P31A-2035
Quantifying Carbonate and Serpentine Abundances through VSWIR Microspectroscopy

Wednesday, 16 December 2015
Poster Hall (Moscone South)
Ellen Leask and Bethany L Ehlmann, California Institute of Technology, Pasadena, CA, United States
Abstract:
Visible and shortwave-infrared (VSWIR) reflectance spectroscopy has been used for large-scale mineral mapping on Earth and on Mars. A prototype instrument (UCIS—Ultra Compact Imaging Spectrometer), operating in microscopic mode, applies the same principles over an area the size of a traditional thin section (15-50 cm2), acquiring data over the 0.5-2.5 μm range at a spatial scale of 80 μm/pixel.
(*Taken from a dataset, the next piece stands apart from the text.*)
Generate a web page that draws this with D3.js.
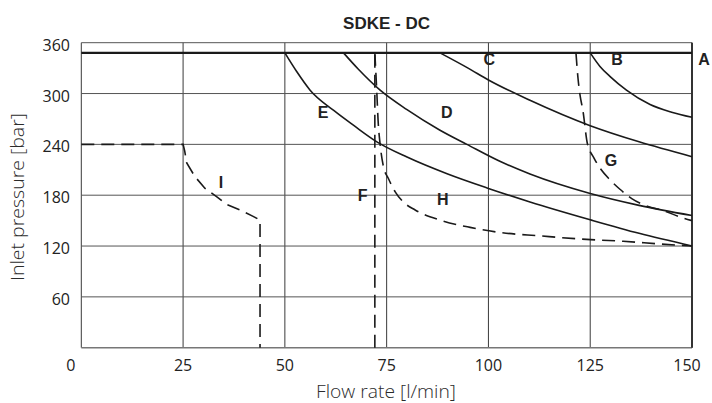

This technique requires little to no sample preparation and is non-destructive, preserving rock texture. It can be used on future rovers/landers for in-situ petrology and in the lab to link spectral data acquired at large scale with rock mineralogy. We compare microscale mineral maps and abundance results from linear spectral unmixing to other techniques, including XRD, acid dissolution, and EDS/WDS mapping. Samples from the Semail Ophiolite (Oman) are used as an analogue for Martian carbonate and serpentine deposits to assess the capabilities of IR spectroscopy to discriminate carbonate from minerals with absorptions at similar wavelength positions, to determine carbonate composition and the composition of intermixed phases, and to determine their relative abundances. We find that UCIS infrared images can differentiate between carbonate phases not distinguished in XRD results. For example, in a magnesite vein sample, the bulk magnesite is spectrally distinct from another carbonate phase present only in cavities within the sample. Microprobe and EDS analyses of the sample confirm that calcite is present only as a coating within secondary porosity. Similar to SEM-EDS mapping at smaller scales, UCIS can identify rare phases contained within a few pixels (100s µm). For example, aluminum-bearing phyllosilicates in discrete clasts were found among more typical serpentine in a carbonate-cemented breccia. Signals from such rare phases are typically not detectable in XRD but are in spatially resolved microscale IR data. Collectively, data indicate that VSWIR microspectroscopy is an effective, novel way to study carbonate-bearing and other rocks accurately and rapidly and is a means of understanding the accuracy of remote sensing-derived mineralogies.